WRITTEN INSTRUCTION :: Reproduce every record below exactly as written, leaving out any pictures.

-- Start INPUT RECORDS --

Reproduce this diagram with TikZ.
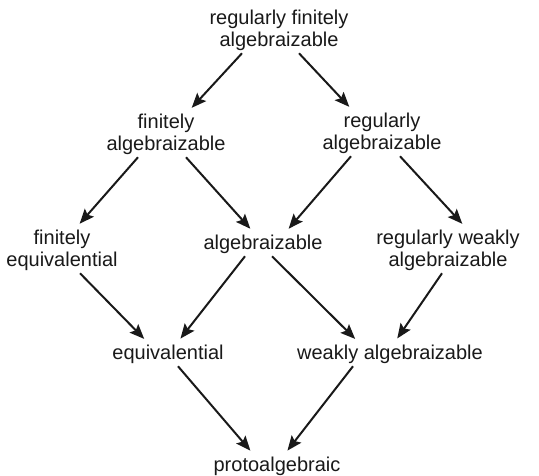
\documentclass[tikz,border=0pt]{standalone}
\usepackage{fontspec}
\setmainfont{Liberation Sans}
\usetikzlibrary{arrows.meta}
\tikzstyle{prop} = [align=center, inner sep=2pt, text=black!90, font=\fontsize{15}{16.5}\selectfont]
\tikzstyle{arrow} = [line width=1.5pt, black!90, -{Stealth[length=11pt, width=9pt, inset=2pt]}, shorten >=3pt]

\begin{document}
\begin{tikzpicture}[x=0.75pt, y=-0.75pt]
\useasboundingbox (0,0) rectangle (539,475);

\node (rfa) [prop] at (279,30) {regularly finitely\\algebraizable};

\node (fa) [prop] at (166,134) {finitely\\algebraizable};
\node (ra) [prop] at (382,133) {regularly\\algebraizable};

\node (fe) [prop] at (62,250) {finitely\\equivalential};
\node (al) [prop] at (263,244) {algebraizable};
\node (rwa) [prop] at (448,250) {regularly weakly\\algebraizable};

\node (eq) [prop] at (168,354) {equivalential};
\node (wa) [prop] at (390,354) {weakly algebraizable};

\node (pa) [prop] at (277,466) {protoalgebraic};

\draw [arrow] ([xshift=-27.75pt]rfa.south) -- ([xshift=17.25pt]fa.north);
\draw [arrow] ([xshift=15pt]rfa.south) -- ([xshift=-22.5pt]ra.north);
\draw [arrow] ([xshift=-21pt]fa.south) -- ([xshift=11.25pt]fe.north);
\draw [arrow] ([xshift=15pt]fa.south) -- ([xshift=-7.5pt]al.north);
\draw [arrow] ([xshift=-23.25pt]ra.south) -- ([xshift=17.25pt]al.north);
\draw [arrow] ([xshift=13.5pt]ra.south) -- ([xshift=12.75pt]rwa.north);
\draw [arrow] ([xshift=13.5pt]fe.south) -- ([xshift=-15.75pt]eq.north);
\draw [arrow] ([xshift=-13.5pt]al.south) -- ([xshift=7.5pt]eq.north);
\draw [arrow] ([xshift=6.75pt]al.south) -- ([xshift=-24pt]wa.north);
\draw [arrow] ([xshift=-4.5pt]rwa.south) -- ([xshift=3.75pt]wa.north);
\draw [arrow] ([xshift=7.5pt]eq.south) -- ([xshift=-18pt]pa.north);
\draw [arrow] ([xshift=-27.75pt]wa.south) -- ([xshift=6pt]pa.north);
\end{tikzpicture}
\end{document}
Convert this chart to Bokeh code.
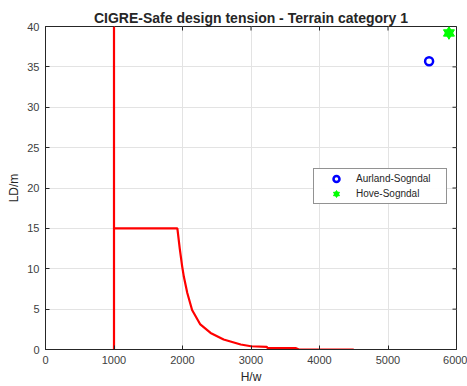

-- End INPUT RECORDS --

SOLUTION TO THE EXERCISE ::
Reproduce this diagram with TikZ.
\documentclass[tikz,border=0pt]{standalone}
\usepackage{fontspec}
\setmainfont{Liberation Sans}
\usetikzlibrary{arrows.meta}
\tikzstyle{prop} = [align=center, inner sep=2pt, text=black!90, font=\fontsize{15}{16.5}\selectfont]
\tikzstyle{arrow} = [line width=1.5pt, black!90, -{Stealth[length=11pt, width=9pt, inset=2pt]}, shorten >=3pt]

\begin{document}
\begin{tikzpicture}[x=0.75pt, y=-0.75pt]
\useasboundingbox (0,0) rectangle (539,475);

\node (rfa) [prop] at (279,30) {regularly finitely\\algebraizable};

\node (fa) [prop] at (166,134) {finitely\\algebraizable};
\node (ra) [prop] at (382,133) {regularly\\algebraizable};

\node (fe) [prop] at (62,250) {finitely\\equivalential};
\node (al) [prop] at (263,244) {algebraizable};
\node (rwa) [prop] at (448,250) {regularly weakly\\algebraizable};

\node (eq) [prop] at (168,354) {equivalential};
\node (wa) [prop] at (390,354) {weakly algebraizable};

\node (pa) [prop] at (277,466) {protoalgebraic};

\draw [arrow] ([xshift=-27.75pt]rfa.south) -- ([xshift=17.25pt]fa.north);
\draw [arrow] ([xshift=15pt]rfa.south) -- ([xshift=-22.5pt]ra.north);
\draw [arrow] ([xshift=-21pt]fa.south) -- ([xshift=11.25pt]fe.north);
\draw [arrow] ([xshift=15pt]fa.south) -- ([xshift=-7.5pt]al.north);
\draw [arrow] ([xshift=-23.25pt]ra.south) -- ([xshift=17.25pt]al.north);
\draw [arrow] ([xshift=13.5pt]ra.south) -- ([xshift=12.75pt]rwa.north);
\draw [arrow] ([xshift=13.5pt]fe.south) -- ([xshift=-15.75pt]eq.north);
\draw [arrow] ([xshift=-13.5pt]al.south) -- ([xshift=7.5pt]eq.north);
\draw [arrow] ([xshift=6.75pt]al.south) -- ([xshift=-24pt]wa.north);
\draw [arrow] ([xshift=-4.5pt]rwa.south) -- ([xshift=3.75pt]wa.north);
\draw [arrow] ([xshift=7.5pt]eq.south) -- ([xshift=-18pt]pa.north);
\draw [arrow] ([xshift=-27.75pt]wa.south) -- ([xshift=6pt]pa.north);
\end{tikzpicture}
\end{document}
Convert this chart to Bokeh code.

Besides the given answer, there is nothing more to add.